Tbs met BV eindigde pas bij daadwerkelijke levering van aandelen aan dochter

X bezat alle aandelen in BV A. Het bedrijfspand was eigendom van X en werd door hem verhuurd aan BV A. De dochter van X was werkzaam in de onderneming en wilde de zaak overnemen. Op 8 april 2000 vond daarom een bespreking plaats met een adviseur. Het was de bedoeling dat de onderneming zou uitzakken in BV B, een lege BV waarvan BV A alle aandelen bezat, en dat de dochter die aandelen zou overnemen. Op 22 december 2010 droeg BV A de onderneming over aan BV B en op 31 januari 2011 werden de aandelen BV B geleverd aan de dochter.

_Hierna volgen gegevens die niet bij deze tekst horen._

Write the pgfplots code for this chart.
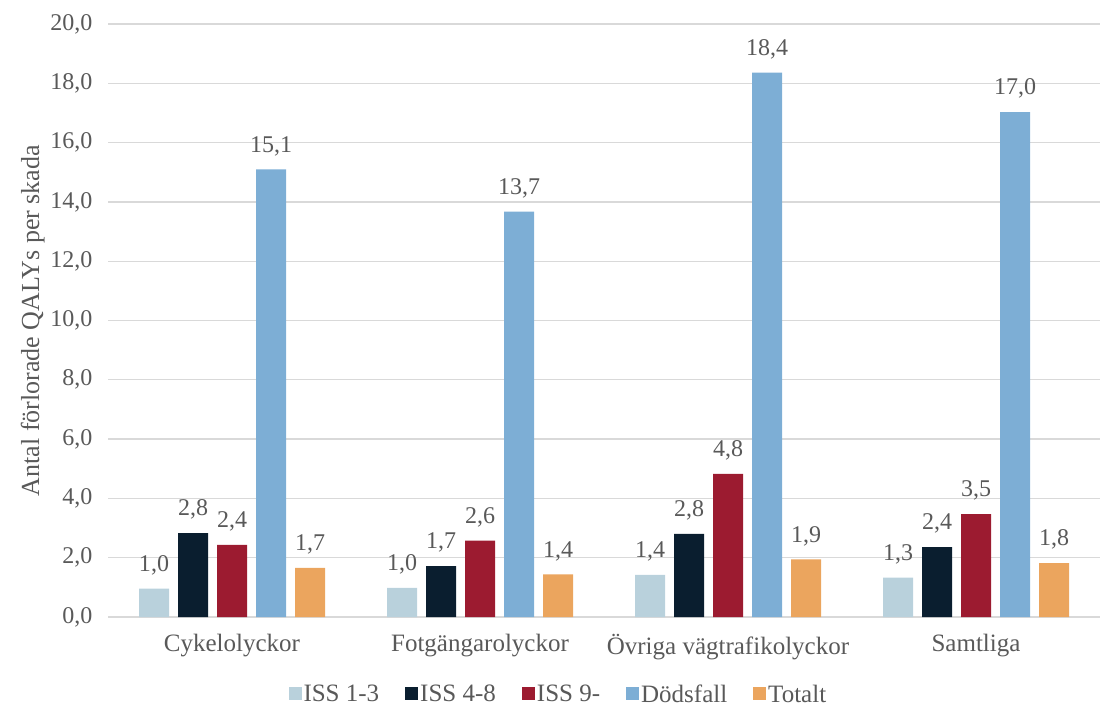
\documentclass[border=0pt]{standalone}
\usepackage{fontspec}
\setmainfont{Liberation Serif}
\usepackage{pgfplots}
\pgfplotsset{compat=1.18}
\definecolor{issA}{HTML}{B9D1DC}
\definecolor{issB}{HTML}{0A1E2F}
\definecolor{issC}{HTML}{9C1B30}
\definecolor{dod}{HTML}{7DAED5}
\definecolor{tot}{HTML}{EBA55E}
\definecolor{txt}{HTML}{595959}
\definecolor{grd}{HTML}{D9D9D9}
\begin{document}
\begin{tikzpicture}
\begin{axis}[
    scale only axis,
    width=992pt, height=593pt,
    ybar=9pt, bar width=30pt,
    xmin=-0.5, xmax=3.5,
    ymin=0, ymax=20,
    ytick distance=2,
    xtick={0,1,2,3},
    xticklabels={Cykelolyckor,Fotgängarolyckor,Övriga vägtrafikolyckor,Samtliga},
    major tick length=0pt,
    axis line style={draw=none},
    ymajorgrids=true,
    grid style={grd, line width=1.3pt},
    /pgf/number format/assume math mode=true,
    /pgf/number format/.cd, fixed, fixed zerofill, precision=1, use comma,
    /pgfplots/.cd,
    ticklabel style={font=\fontsize{24}{28}\selectfont, text=txt},
    yticklabel style={xshift=-12pt},
    xticklabel style={yshift=-14pt, font=\fontsize{25}{28}\selectfont},
    ylabel={Antal förlorade QALYs per skada},
    ylabel style={font=\fontsize{26}{30}\selectfont, text=txt, yshift=-1pt},
    nodes near coords,
    nodes near coords style={font=\fontsize{24}{28}\selectfont, text=txt, yshift=10pt,
        /pgf/number format/.cd, fixed, fixed zerofill, precision=1, use comma, assume math mode=true},
    legend columns=5,
    legend style={at={(0.454,-0.13)}, anchor=center, draw=none,
        font=\fontsize{25}{28}\selectfont, text=txt,
        /tikz/every even column/.append style={column sep=24pt}},
    legend image code/.code={\fill[#1] (0pt,-6pt) rectangle (13pt,7pt);},
]
\addplot[fill=issA, draw=none] coordinates {(0,0.96) (1,0.98) (2,1.42) (3,1.33)};
\addlegendentry{ISS 1-3}
\addplot[fill=issB, draw=none] coordinates {(0,2.83) (1,1.72) (2,2.80) (3,2.36)};
\addlegendentry{ISS 4-8}
\addplot[fill=issC, draw=none] coordinates {(0,2.43) (1,2.58) (2,4.83) (3,3.47)};
\addlegendentry{ISS 9-}
\addplot[fill=dod, draw=none] coordinates {(0,15.10) (1,13.67) (2,18.36) (3,17.03)};
\addlegendentry{Dödsfall}
\addplot[fill=tot, draw=none] coordinates {(0,1.66) (1,1.44) (2,1.94) (3,1.82)};
\addlegendentry{Totalt}
\end{axis}
\path ([xshift=-108pt,yshift=-92pt]current axis.south west) rectangle ([xshift=4pt,yshift=24pt]current axis.north east);
\end{tikzpicture}
\end{document}
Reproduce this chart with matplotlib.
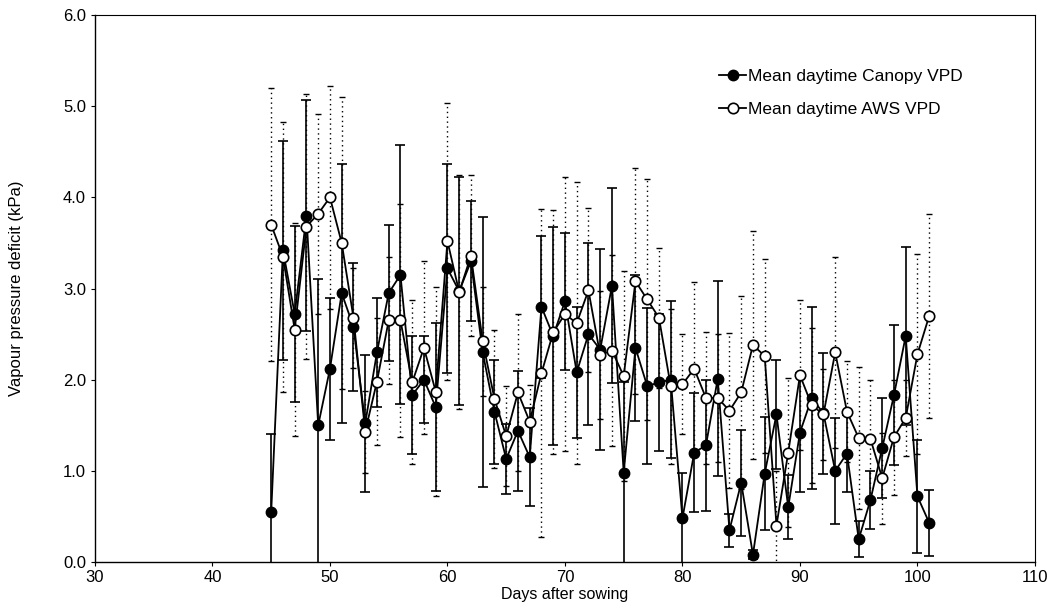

X nam in zijn aangifte IB 2010 het standpunt in dat de tbs van het pand was geëindigd per 8 april 2010, maar de inspecteur stelde dat de tbs was geëindigd per 31 december 2010. Rechtbank Gelderland besliste op het beroep van X anders. Volgens de Rechtbank was er in 2010 geen overeenkomst tot stand gekomen, waarbij het (economisch) belang in de onderneming, al dan niet middellijk via BV A, door vader aan de dochter was overgedragen. De verbintenis die vader en dochter op zich hadden genomen op 8 april 2010, was onvoldoende bepaalbaar om de overeenkomst bindend voor beide partijen te kunnen achten. Zowel het onderwerp van de overeenkomst, als de koopsom was onvoldoende bepaalbaar. De afspraken in april 2010 schetsen slechts de contouren van hetgeen werd overgenomen door de dochter. Ook in de loop van 2010 was geen overeenkomst tot stand gekomen. Weliswaar was er een overeenkomst van overdracht tussen BV A en BV B gesloten, maar van een overeenkomst tussen BV A en de dochter was op dat moment nog geen sprake. Deze overeenkomst was volgens de Rechtbank pas tot stand gekomen op 31 januari 2011 door middel van de akte van levering van de aandelen BV B. De tbs van het pand door X was dus niet in 2010 beëindigd. De Rechtbank verklaarde het beroep van X gegrond.